My driver’s license requires that I have “corrective” lenses to operate my vehicle on the road. Corrected, my vision is 20-20.
I have needed corrective lens since I started high school. I am glad now that I can see things more clearly.
It would be good if our spiritual vision could be improved by an annual visit to an optometrist or ophthalmologist and receive corrective lenses to better see how God is working in our lives in both good times and bad.

The life of Joseph is a good example of seeing things clearly from a spiritual standpoint and can instruct and inspire you and me. The drama of this young Hebrew, one of patriarch Jacob’s 12 sons, unfolds in Genesis 37-50. It is the moving account of this young man’s wounding by his own brothers who were jealous of his favored status with their father, and his eventual healing at the hands of the God he worshipped and obeyed.
Sold into slavery and hauled off to Egypt, assigned the work of a servant in the household of an Egyptian official, accused of rape by that official’s wife, sent to prison where he languished for too long, Joseph rose to prominence and found redemption after he had predicted years of feast and famine in Egypt, allowing his captors to prepare for the hard times. Egypt then became a refuge for his own family as the predicted famine spread to the land of Canaan, which was promised to Abraham by God.
Through it all, Joseph obeyed God and continued to worship him. He was able in the worst and best of times to discern the actions of God as they affected him, his family and the Hebrews. Working in the life of Joseph, God preserved a remnant of his people of choice and kept the promise made long ago that the descendants of Abraham would be as numerous as the stars in the sky.
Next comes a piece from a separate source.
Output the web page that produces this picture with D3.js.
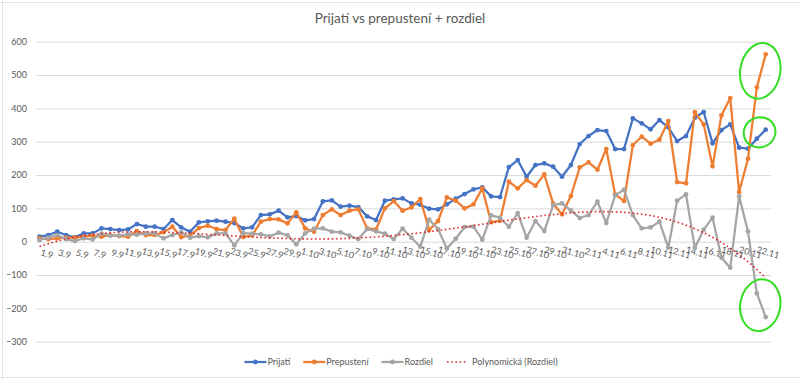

Four hundred years after their enslavement in Egypt, the Hebrew people made their Exodus under the guidance of God and the leadership of Moses. As instructed generations earlier, the children of Israel carried the embalmed body of Joseph with them on their journey to the land of promise.
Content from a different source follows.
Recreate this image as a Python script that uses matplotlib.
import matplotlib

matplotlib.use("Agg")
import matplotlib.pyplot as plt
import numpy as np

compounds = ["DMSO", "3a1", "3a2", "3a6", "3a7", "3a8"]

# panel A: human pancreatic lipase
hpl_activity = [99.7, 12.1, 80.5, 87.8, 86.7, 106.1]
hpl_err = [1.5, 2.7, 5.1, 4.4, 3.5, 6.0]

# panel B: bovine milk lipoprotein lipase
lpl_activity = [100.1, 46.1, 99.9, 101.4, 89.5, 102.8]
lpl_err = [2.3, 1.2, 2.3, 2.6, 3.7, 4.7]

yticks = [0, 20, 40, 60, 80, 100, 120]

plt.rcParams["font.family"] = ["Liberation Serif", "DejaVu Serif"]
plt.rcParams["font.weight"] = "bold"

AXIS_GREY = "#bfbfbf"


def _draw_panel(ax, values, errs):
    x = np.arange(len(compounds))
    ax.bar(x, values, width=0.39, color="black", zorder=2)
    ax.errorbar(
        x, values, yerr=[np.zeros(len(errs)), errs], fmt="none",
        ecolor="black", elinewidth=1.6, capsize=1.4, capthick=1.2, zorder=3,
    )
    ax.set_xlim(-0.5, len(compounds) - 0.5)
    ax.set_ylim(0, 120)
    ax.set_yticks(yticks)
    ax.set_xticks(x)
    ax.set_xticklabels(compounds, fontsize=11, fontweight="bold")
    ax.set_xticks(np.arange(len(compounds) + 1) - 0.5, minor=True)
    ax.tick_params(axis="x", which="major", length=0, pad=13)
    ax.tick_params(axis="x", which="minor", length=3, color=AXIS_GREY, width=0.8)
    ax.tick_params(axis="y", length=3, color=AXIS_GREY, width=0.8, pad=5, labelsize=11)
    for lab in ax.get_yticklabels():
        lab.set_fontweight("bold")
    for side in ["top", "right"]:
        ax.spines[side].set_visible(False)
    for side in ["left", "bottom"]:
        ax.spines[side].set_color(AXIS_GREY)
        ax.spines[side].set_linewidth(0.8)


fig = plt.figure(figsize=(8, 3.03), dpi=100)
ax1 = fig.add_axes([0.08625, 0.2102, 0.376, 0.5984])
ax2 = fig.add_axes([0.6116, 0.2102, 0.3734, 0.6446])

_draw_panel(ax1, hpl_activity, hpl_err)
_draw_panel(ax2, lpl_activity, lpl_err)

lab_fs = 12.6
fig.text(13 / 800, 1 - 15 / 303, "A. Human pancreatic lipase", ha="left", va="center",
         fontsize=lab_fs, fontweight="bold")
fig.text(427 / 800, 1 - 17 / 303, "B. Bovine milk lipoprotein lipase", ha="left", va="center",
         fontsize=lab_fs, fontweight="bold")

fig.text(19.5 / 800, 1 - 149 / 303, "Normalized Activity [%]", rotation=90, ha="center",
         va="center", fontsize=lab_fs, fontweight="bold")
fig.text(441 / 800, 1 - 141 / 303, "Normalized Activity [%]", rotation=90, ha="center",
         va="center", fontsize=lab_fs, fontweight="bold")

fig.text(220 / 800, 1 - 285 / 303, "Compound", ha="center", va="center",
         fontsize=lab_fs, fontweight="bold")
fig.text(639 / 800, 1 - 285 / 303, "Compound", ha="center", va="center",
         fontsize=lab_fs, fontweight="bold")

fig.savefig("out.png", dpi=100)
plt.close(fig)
The big picture of how God made good on his promise to create and preserve a people who would be uniquely his own should not diminish the importance of the more immediate and close-up picture. It shows the working of God in the lives of Joseph and his brothers.
It would not have surprised you and me if Joseph had borne scars never to be removed by the evil actions of his brothers against him. And we might not have found fault with Joseph if he had taken revenge against his siblings. After all, people have been known to hold grudges for a long time, waiting for the right moment to strike a blow for justice.
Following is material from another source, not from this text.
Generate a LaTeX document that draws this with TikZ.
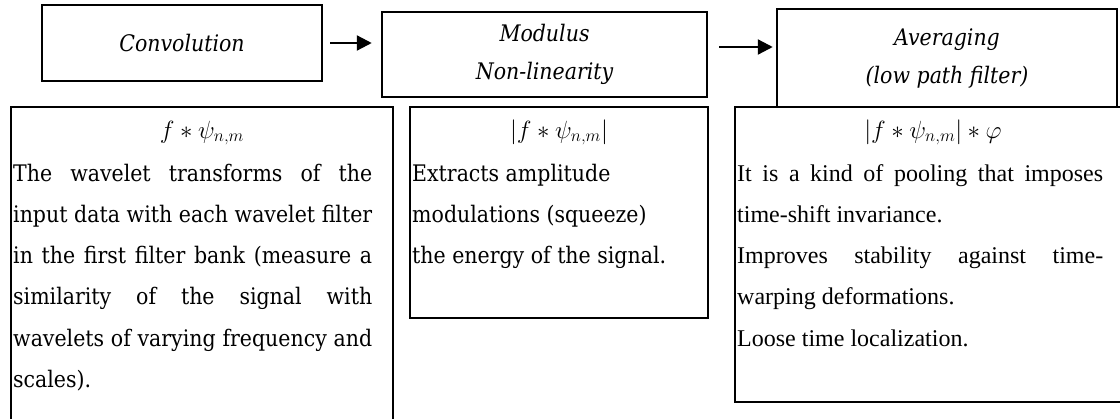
\documentclass[tikz,border=0pt]{standalone}
\usepackage{fontspec}
\newfontfamily\cam{DejaVu Serif Condensed}[ItalicFont={DejaVu Serif Condensed Italic}]
\newfontfamily\tnr{Liberation Serif}
\usetikzlibrary{arrows.meta}
\tikzset{
  frame/.style={draw, line width=2.5pt, inner sep=0pt},
  lab/.style={font=\cam\itshape\fontsize{22.8}{38}\selectfont, align=center},
  arr/.style={line width=2.3pt, -{Triangle[length=15pt,width=15pt]}},
  body/.style={inner sep=0pt, anchor=base west, align=justify},
  camtext/.style={font=\cam\fontsize{22.8}{41.3}\selectfont},
  tnrtext/.style={font=\tnr\fontsize{24}{41.3}\selectfont},
  form/.style={inner sep=0pt, anchor=base, font=\fontsize{24}{28}\selectfont}
}
\newcommand\jline[2]{\makebox[#1][s]{\spaceskip=0pt\relax #2}}
\begin{document}
\begin{tikzpicture}[x=1pt,y=-1pt]
\useasboundingbox (0,0) rectangle (1120,418);
% top boxes
\node[frame, lab, minimum width=280pt, minimum height=76pt] (conv) at (182,43) {Convolution};
\node[frame, lab, minimum width=325pt, minimum height=85pt] (mod) at (544.5,54.5) {Modulus\\Non-linearity};
\node[frame, lab, minimum width=340pt, minimum height=98pt] (avg) at (947,58) {Averaging\\(low path filter)};
% arrows
\draw[arr, shorten <=7pt, shorten >=9pt] (conv.east) -- (conv.east -| mod.west);
\draw[arr, shorten <=11pt, shorten >=3pt] ([yshift=7.5pt]mod.east) -- ([yshift=7.5pt]mod.east -| avg.west);
% lower cells
\node[frame, minimum width=382pt, minimum height=323pt] (c1) at (202,268.5) {};
\node[frame, minimum width=298pt, minimum height=211pt] (c2) at (559,212.5) {};
\node[frame, minimum width=396pt, minimum height=295pt] (c3) at (933,254.5) {};
% formulas
\node[form] (f1) at (202,138) {$f\ast\psi_{n,m}$};
\node[form] (f2) at (559,138) {$\left|f\ast\psi_{n,m}\right|$};
\node[form] (f3) at (933,138) {$\left|f\ast\psi_{n,m}\right|\ast\varphi$};
% texts
\node[body, camtext, text width=359pt] (t1) at (13,181) {%
\jline{359pt}{The wavelet transforms of the}\\
\jline{359pt}{input data with each wavelet filter}\\
\jline{359pt}{in the first filter bank (measure a}\\
\jline{359pt}{similarity of the signal with}\\
\jline{359pt}{wavelets of varying frequency and}\\
scales).};
\node[body, camtext, text width=290pt] (t2) at (412,181) {%
Extracts amplitude\\
modulations (squeeze)\\
the energy of the signal.};
\node[body, tnrtext, text width=366pt] (t3) at (737,181) {%
\jline{366pt}{It is a kind of pooling that imposes}\\
time-shift invariance.\\
\jline{366pt}{Improves stability against time-}\\
warping deformations.\\
Loose time localization.};
\end{tikzpicture}
\end{document}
But Joseph is not the primary character in his own story; God is. The Lord enabled Joseph to see divine purpose in the events of his life. He refused to view himself as a victim of a foul deed done by his family. No, he said, it was the providence of God – his wise and benevolent supervision of his creation – that helped Joseph put things in perspective.
Joseph found meaning in the scar-producing wounds that he never forgot, but refused to allow that memory to dictate his actions. In an emotional meeting with his brothers when they came hunting for food in Egypt, Joseph wept over their reunion and assured his fearful family that he intended no revenge.
“Don’t be worried or angry with yourselves for selling me here,” Joseph told them, “because God sent me ahead of you to preserve life. God sent me ahead of you to establish you as a remnant within the land and to keep you alive by a great deliverance.”
Later, after Jacob had died, the brothers again were afraid for their lives now that the protective hand of their father was no longer there. What would Joseph do now, they wondered. Joseph quieted their anxious spirits with the oft-quoted verse, Genesis 50:20. He said to them, “You planned evil against me; God planned it for good to bring about the present result – the survival of many people.”
Joseph looked at life with “50:20 vision.” Joseph knew – as should we – that God did not create the evil, the hateful act that carried Joseph into undeserved slavery. But God made something lastingly good of it for the benefit of Joseph and Israel. Centuries later, the apostle Paul – who knew something of suffering – was able to see in his own life how God worked, and wrote in his Roman letter, “Moreover we know that to those who love God, who are called according to his plan, everything that happens fits into a pattern for good.”
The Scriptures do not insist that we call evil good. The Bible does teach us that God has the power – and uses it – to take what is evil, what is bad, and transform it into divine good. That enables you and me to experience life in all its fullness as promised by Jesus.
I am thankful that with corrective lenses I’m seeing just fine, thank you. More important, though, for you and for me, is that we view our unfolding lives with 50:20 vision, just as Joseph did.